Do you ever find you're coming back to the same idea over and over and over?
I do. And it's something that fascinates me, because you normally don't realize you're doing it. The idea seems as new to you as it did the first time you thought about it, or in this particular case, wrote it. But it's not. Or is it?
I don't know, I seem to be of two minds on this subject. Because when it comes to conversation and day-to-day, I think it's not new and furthermore, that it's bad for you to think the same thing over and over, to never absorb any new information and just regurgitate the same thing time and again. There are many people like that and in that particular case, privately I suppose I mean, it's bad. It's a sign you've stopped growing mentally. And that's not what you want. Probably.
But then, there's coming back to something as an artist, be it a writer, painter, sculptor. You know those stories, about painters who paint the same woman in every portrait - it's the same person, just with different faces. and then, for some reason, this repetition ceases to be wrong, in my opinion. It becomes fascinating.
Stephen King's novels famously intersect and have common elements. Throughout a career of what? Four, five decades? Anyway, through all that, he's kept coming to the Dark Tower series and world. If you look closely there's a reference to that world and to that story in most of his books. And he himself stated that the idea had fascinated him for many years before he actually wrote the books.
To me, that's amazing. It's compelling, that you can keep coming back to something, that the same idea draws you in so many times. Why does it happen? Why do we come back to the same idea?
Because you might say that oh well, it's just something that's on your mind at the time. Like love. I'm in love, so I write about love - pretty natural, makes sense. I lost a pet - I write about grief and animals. But what about when someone comes back to the same idea or character over two decades? Or five? They can't be feeling the same thing for 20 years. OR thinking the same thing.
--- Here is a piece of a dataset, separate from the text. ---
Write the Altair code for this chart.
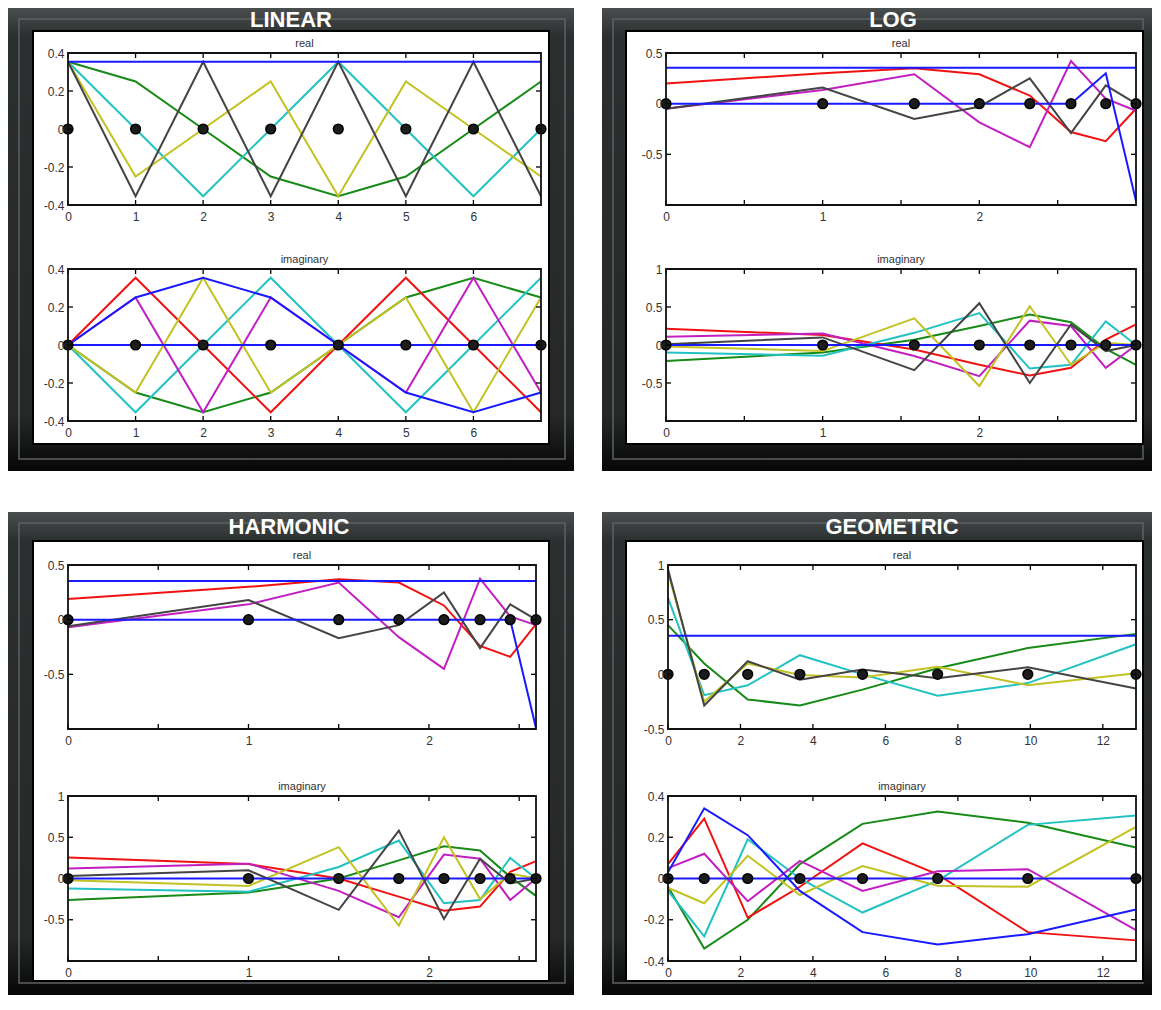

So, what's the explanation to that? Why would a painter paint the same person obsessively? Why would a writer write different variants of the same character? Where does this obsession come from? From someone you've met? Possibly, though I would say unlikely. Rare. From someone you'd like to meet? From somewhere you'd like to exist?
Okay, but why there? Why them specifically? And where did they come from, how did they get into your mind?
What if you're not exploring a place or person, but a theme? You obsessively come back to the man who lost his wife. But you're not a man. And you've never had a wife. Where does that fascination come from? And why does it come?
I find psychology fascinating and I do think that by listening to someone or, in the case of Steemit, reading what they write can be an extremely insightful journey into their minds. People betray a lot of themselves by what they say. Writers betray themselves through what they write.
And yet, sometimes I don't understand. I look at my own words and I just don't understand. Where some things come from and why and who put them in my mind...And I might be mystified, worried, frightened. But it wouldn't matter in the end.
I'd come back to them tomorrow, anyway.
Just some thoughts. Thanks for reading.